The database object contains information on where the extracted data should be written, by specifying a writer and a selector option. The writer is responsible for writing the extracted data, while the selector is responsible for making sure that data that already exists in the output location (in case of e.g. a database) is not written a second time. The available options can be found in the DatabaseConfig class.

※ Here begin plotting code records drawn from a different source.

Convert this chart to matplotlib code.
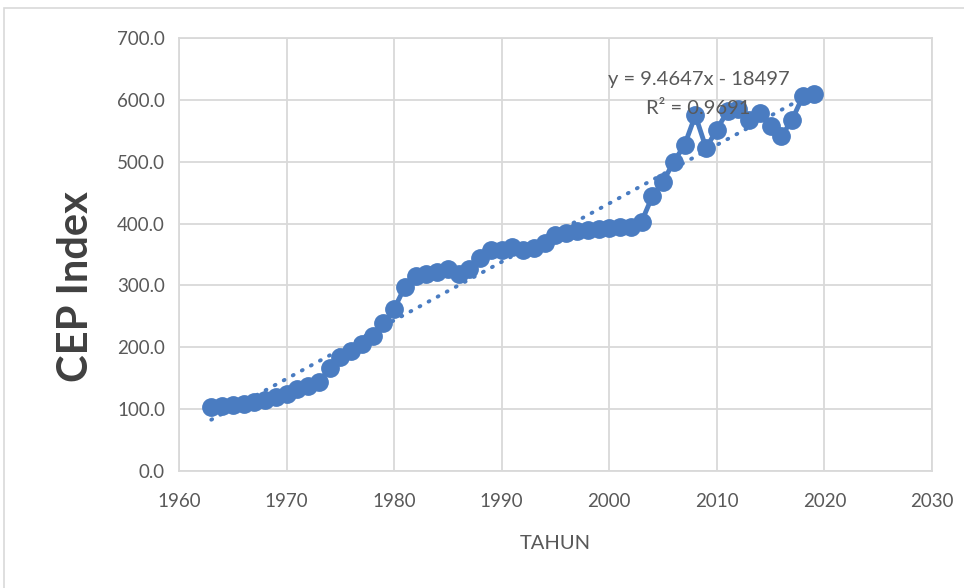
import matplotlib
matplotlib.use("Agg")
import matplotlib.pyplot as plt
import numpy as np
from matplotlib.patches import Rectangle

years = list(range(1963, 2020))
cep = [104, 105, 106, 109, 111, 115, 120, 125, 132, 138, 144, 166, 184, 194, 205, 218, 239, 262,
       298, 315, 318, 322, 327, 319, 326, 344, 357, 358, 362, 358, 360, 369, 381, 384, 388, 390,
       391, 393, 394, 395, 403, 444, 468, 500, 527, 575, 522, 552, 582, 585, 567, 578, 557, 541,
       568, 606, 610]
x_ticks = [1960, 1970, 1980, 1990, 2000, 2010, 2020, 2030]
y_ticks = [0, 100, 200, 300, 400, 500, 600, 700]
eq_text = "y = 9.4647x - 18497"
r2_text = "R² = 0.9691"

blue = "#4a7cc1"
grid_c = "#d9d9d9"
txt_c = "#595959"

plt.rcParams['font.family'] = ['Lato', 'DejaVu Sans']

fig = plt.figure(figsize=(9.64, 5.88), dpi=100)
ax = fig.add_axes([179/964, 1-471/588, (932-179)/964, (471-38)/588])

x = np.array(years, dtype=float)
yv = np.array(cep, dtype=float)
coef = np.polyfit(x, yv, 1)
ax.plot(x, np.polyval(coef, x), linestyle=(0, (0.25, 2.4)), color=blue, lw=2.8, zorder=2,
        dash_capstyle='round')
ax.plot(x, yv, color=blue, lw=3.5, marker='o', markersize=12.5, zorder=3)

ax.set_xlim(1960, 2030)
ax.set_ylim(0, 700)
ax.set_xticks(x_ticks)
ax.set_yticks(y_ticks)
ax.set_yticklabels([f"{v:.1f}" for v in y_ticks])
ax.tick_params(length=0, labelsize=13.5, colors=txt_c, pad=10)
ax.tick_params(axis='x', pad=16)
ax.grid(True, color=grid_c, lw=1.3)
ax.set_axisbelow(True)
for s in ax.spines.values():
    s.set_color(grid_c)
    s.set_linewidth(1.3)

ax.set_xlabel("TAHUN", fontsize=14.5, color=txt_c, labelpad=18)
ax.set_ylabel("CEP Index", fontsize=30, fontweight='bold', color="#404040")
ax.yaxis.set_label_coords(-0.112, 0.425)

ax.text(2008.3, 633, eq_text, fontsize=14.5, color=txt_c, ha='center', va='center', zorder=4)
ax.text(2008.3, 586, r2_text, fontsize=14.5, color=txt_c, ha='center', va='center', zorder=4)

fig.patches.append(Rectangle((4/964, -0.1), 2.0, 1.1 - 8/588, transform=fig.transFigure,
                             fill=False, edgecolor="#d9d9d9", lw=1.2))

fig.savefig("out.png", dpi=100, facecolor='white')
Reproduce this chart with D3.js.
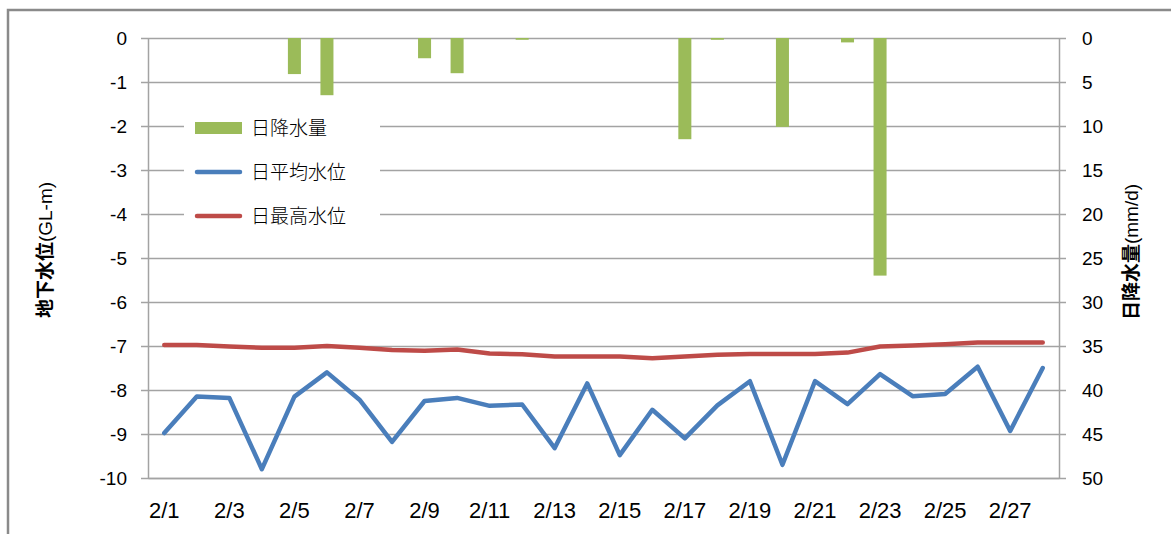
<!DOCTYPE html>
<html>
<head>
<meta charset="utf-8">
<script src="https://cdn.jsdelivr.net/npm/d3@7/dist/d3.min.js"></script>
<style>
  html, body { margin: 0; padding: 0; background: #fff; }
  svg { display: block; }
  .tick text { fill: #000; }
</style>
</head>
<body>
<svg id="chart"></svg>
<script>
'use strict';

// daily values for February
const days = d3.range(1, 29).map(d => `2/${d}`);
const dayLabels = days.filter((d, i) => i % 2 === 0);
const rain = [0, 0, 0, 0, 4.1, 6.5, 0, 0, 2.3, 4.0, 0, 0.2, 0, 0,
  0, 0, 11.5, 0.2, 0, 10.1, 0, 0.5, 27.0, 0, 0, 0, 0, 0];
const meanLevel = [-8.98, -8.15, -8.18, -9.8, -8.15, -7.6, -8.22, -9.18, -8.25, -8.18, -8.36, -8.33, -9.32, -7.85,
  -9.48, -8.45, -9.1, -8.35, -7.8, -9.7, -7.8, -8.32, -7.64, -8.14, -8.09, -7.47, -8.93, -7.5];
const maxLevel = [-6.98, -6.98, -7.01, -7.04, -7.04, -7.0, -7.04, -7.09, -7.11, -7.08, -7.17, -7.19, -7.24, -7.24,
  -7.24, -7.28, -7.24, -7.2, -7.18, -7.18, -7.18, -7.15, -7.01, -6.99, -6.96, -6.92, -6.92, -6.92];
const levelTicks = d3.range(-10, 1);
const rainTicks = d3.range(0, 51, 5);
const legendNames = ['日降水量', '日平均水位', '日最高水位'];

const W = 1171, H = 534;
const plot = { left: 148, right: 1059, top: 38, bottom: 478 };
const colors = { rain: '#9bbb59', mean: '#4a7ebb', max: '#be4b48', grid: '#a3a3a3' };
const tickFont = '"Liberation Sans", Arial, sans-serif';
const cjkFont = '"Noto Sans CJK JP", "Noto Sans CJK SC", sans-serif';

const svg = d3.select('#chart')
    .attr('width', W)
    .attr('height', H);

svg.append('rect')
    .attr('x', 8)
    .attr('y', 10)
    .attr('width', W + 20)
    .attr('height', H + 20)
    .style('fill', '#fff')
    .style('stroke', '#8a8a8a')
    .style('stroke-width', 2.5);

const x = d3.scaleBand()
    .domain(days)
    .range([plot.left, plot.right]);

const yL = d3.scaleLinear()
    .domain([-10, 0])
    .range([plot.bottom, plot.top]);

const yR = d3.scaleLinear()
    .domain([0, 50])
    .range([plot.top, plot.bottom]);

// gridlines
svg.append('g')
    .attr('class', 'grid')
    .attr('transform', `translate(${plot.left}, 0)`)
    .call(d3.axisRight(yL).tickValues(levelTicks).tickSize(plot.right - plot.left).tickFormat(''))
    .call(g => g.select('.domain').remove())
    .call(g => g.selectAll('line').style('stroke', colors.grid).style('stroke-width', 1.5));

// left axis (plain hyphen minus, as in the source)
svg.append('g')
    .attr('class', 'y-axis')
    .attr('transform', `translate(${plot.left}, 0)`)
    .call(d3.axisLeft(yL).tickValues(levelTicks).tickFormat(d => String(d))
        .tickSize(7).tickSizeOuter(0).tickPadding(14))
    .call(g => g.selectAll('path, line').style('stroke', colors.grid).style('stroke-width', 1.5))
    .call(g => g.selectAll('text').style('font-family', tickFont).style('font-size', '19px'));

// right axis
svg.append('g')
    .attr('class', 'y2-axis')
    .attr('transform', `translate(${plot.right}, 0)`)
    .call(d3.axisRight(yR).tickValues(rainTicks).tickSize(7).tickSizeOuter(0).tickPadding(16))
    .call(g => g.selectAll('path, line').style('stroke', colors.grid).style('stroke-width', 1.5))
    .call(g => g.selectAll('text').style('font-family', tickFont).style('font-size', '19px'));

// bottom axis
svg.append('g')
    .attr('class', 'x-axis')
    .attr('transform', `translate(0, ${plot.bottom})`)
    .call(d3.axisBottom(x).tickValues(dayLabels).tickSize(0).tickSizeOuter(0).tickPadding(24))
    .call(g => g.select('.domain').style('stroke', colors.grid).style('stroke-width', 1.5))
    .call(g => g.selectAll('text')
        .style('font-family', '"Liberation Sans Narrow", "Liberation Sans", sans-serif')
        .style('font-size', '22px'));

// rain bars hanging from the top
const barW = x.bandwidth() * 0.4;
svg.append('g')
    .selectAll('rect')
    .data(rain)
  .enter().append('rect')
    .attr('x', (d, i) => x(days[i]) + (x.bandwidth() - barW) / 2)
    .attr('y', yR(0))
    .attr('width', barW)
    .attr('height', d => yR(d) - yR(0))
    .style('fill', colors.rain);

const line = d3.line()
    .x((d, i) => x(days[i]) + x.bandwidth() / 2)
    .y(d => yL(d));

svg.append('path')
    .datum(maxLevel)
    .attr('d', line)
    .style('fill', 'none')
    .style('stroke', colors.max)
    .style('stroke-width', 4.5)
    .style('stroke-linejoin', 'round')
    .style('stroke-linecap', 'round');

svg.append('path')
    .datum(meanLevel)
    .attr('d', line)
    .style('fill', 'none')
    .style('stroke', colors.mean)
    .style('stroke-width', 4.5)
    .style('stroke-linejoin', 'round')
    .style('stroke-linecap', 'round');

// legend
const legend = svg.append('g')
    .attr('transform', 'translate(184, 106)');

legend.append('rect')
    .attr('width', 196)
    .attr('height', 128)
    .style('fill', '#fff');

const item = legend.selectAll('.item')
    .data(legendNames)
  .enter().append('g')
    .attr('class', 'item')
    .attr('transform', (d, i) => `translate(0, ${22 + i * 44})`);

item.each(function(d, i) {
  const g = d3.select(this);
  if (i === 0) {
    g.append('rect')
        .attr('x', 11)
        .attr('y', -6)
        .attr('width', 47)
        .attr('height', 12)
        .style('fill', colors.rain);
  } else {
    g.append('line')
        .attr('x1', 13)
        .attr('x2', 56)
        .style('stroke', i === 1 ? colors.mean : colors.max)
        .style('stroke-width', 4.5)
        .style('stroke-linecap', 'round');
  }
});

item.append('text')
    .attr('x', 67)
    .attr('dy', '0.36em')
    .style('font-family', cjkFont)
    .style('font-size', '19px')
    .style('font-weight', 300)
    .text(d => d);

// axis titles: CJK part bold, unit part regular
function axisTitle(tx, ty, main, unit) {
  const t = svg.append('text')
      .attr('transform', `translate(${tx}, ${ty}) rotate(-90)`)
      .attr('text-anchor', 'middle')
      .style('font-family', cjkFont)
      .style('font-size', '19px');
  t.append('tspan').style('font-weight', 'bold').text(main);
  t.append('tspan').style('font-family', tickFont).text(unit);
}

axisTitle(52, 250, '地下水位', '(GL-m)');
axisTitle(1138, 252, '日降水量', '(mm/d)');
</script>
</body>
</html>
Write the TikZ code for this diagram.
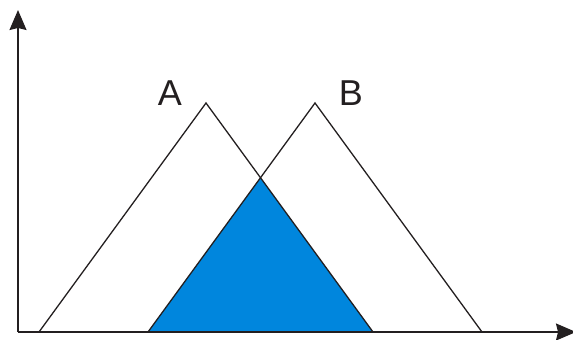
\documentclass[tikz,border=0pt]{standalone}
\usepackage{xcolor}
\usepackage{tikz}
\usepackage{fontspec}
\setmainfont{Liberation Sans}
\usetikzlibrary{
  arrows.meta,
  positioning,
  calc
}
\definecolor{mfBlue}{HTML}{0086DD}
\definecolor{mfInk}{HTML}{231F20}
\tikzset{
  mfaxis/.style={-{Stealth[length=20pt, width=17pt, inset=2pt]}, line width=1.3pt, mfInk},
  mfset/.style={line width=1.3pt, mfInk, line join=miter},
  mfcut/.style={fill=mfBlue, draw=none},
  mflabel/.style={font=\fontsize{36}{36}\selectfont, text=mfInk, inner sep=0pt}
}
\begin{document}
\begin{tikzpicture}[x=1pt, y=-1pt]
  \useasboundingbox (0,0) rectangle (573,340);
  % axes
  \coordinate (o) at (18,332);
  \coordinate (ytop) at (18,10);
  \coordinate (xend) at (576,332);
  % triangle corners
  \coordinate (a1) at (39,332);
  \coordinate (a2) at (206,103);
  \coordinate (a3) at (373,332);
  \coordinate (b1) at (148,332);
  \coordinate (b2) at (315,103);
  \coordinate (b3) at (482,332);
  \coordinate (ab) at (intersection of a2--a3 and b1--b2);
  % intersection of A and B
  \fill[mfcut] (b1) -- (ab) -- (a3) -- cycle;
  \draw[mfset] (a1) -- (a2) -- (a3);
  \draw[mfset] (b1) -- (b2) -- (b3);
  \draw[mfaxis] (o) -- (ytop);
  \draw[mfaxis] (o) -- (xend);
  \node[mflabel] (lblA) at (170,93) {A};
  \node[mflabel] (lblB) at (351,93) {B};
\end{tikzpicture}
\end{document}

The above example would attempt to write the extracted data directly into a Cottontail DB instance. To instead write extracted data as JSON files, the database object would have to be replaced with:

"database":{
	"selector": "NONE",
	"writer": "JSON",
	"host": "/output/path/for/extracted/data/jsons"
}

Type

By default, Cineast tries to extract all types of media it finds in the specified data location and will apply each feature extractor to all file types it supports. If you wish to only extract a specific type of media, e.g. image sequences, then specify the type in the top-level config, e.g.:

"type": "IMAGE_SEQUENCE"

For a full list of supported types, see org.vitrivr.cineast.core.data.MediaType.

Image Sequences

Image sequences are an exception to the default extraction behavior in that they are not extracted by default and must be explicitly specified as type. In the absence of the type field, image sequence directories are treated as directories of independent images. Since directories of independent images may be indistinguishable from image sequence directories, these two types of directories must be extracted through separate extraction configurations to avoid one type being processed as the other.